The debut feels slightly different because of the presence of immediately-fired singer David Palmer, a bit, and the songs are generally pretty easy going and youthful. They were doing sarcastic lyrics and quirky topics, but nothing like "Everyone's Gone To The Movies" yet. There's also a bit more guitar rawk on Can't Buy A Thrill, stuff like "Change Of The Guard" (which I LOVED) wouldn't have been so well placed on a later album.
But yes, it very much sounds like early 70s Los Angeles, and their general lyrical outlook reeks of being in a world of people being totally self-absorbed and neurotic and hedonistic, or whatever I've picked up on as being the general perception of 70s LA. Hey, I wasn't there, but Steely Dan go GREAT with The Long Goodbye!
I guess this marks Steely Dan as another story of people who weren't from LA but ended up there, Becker and Fagen attended college in upstate New York with Chevy Chase and G Gordon Liddy (RIP!!!) busted the place, that's the one cool story associated with the band (I said *cool* story--Becker turning into a junkie and sort of getting his girlfriend killed is just a downer.)
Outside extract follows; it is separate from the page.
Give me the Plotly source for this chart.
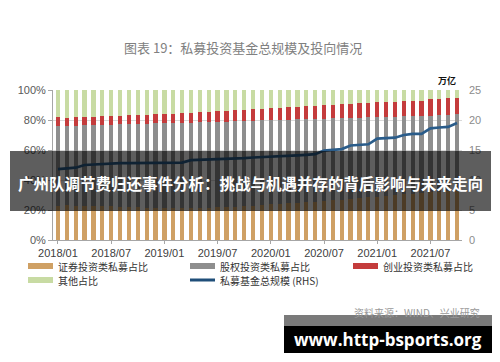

The liner notes to Countdown To Ecstasy's CD reissue are quite hilarious, detailing how the band's live shows were going to hell due to the California heat or whatever, how one of their songs had been ruined by someone eating a sandwich in the control room or something and getting mustard on their tapes, and how the record executives listening to the album "thought they were listening to some sort of weird German art music or something" and then found out that they'd stolen the proofs for their artwork, fired their suave Daltreyesque lead singer, and insisted on issuing "Show Biz Kids" as the first single even though the lyrics had the word "f*ck" in there, "they weren't surprised. They'd seen it all before."
The Royal Scam - You named the two best tracks, but I'd also stick up for "The Caves Of Altamira," which again sounds like elevator music but the good kind.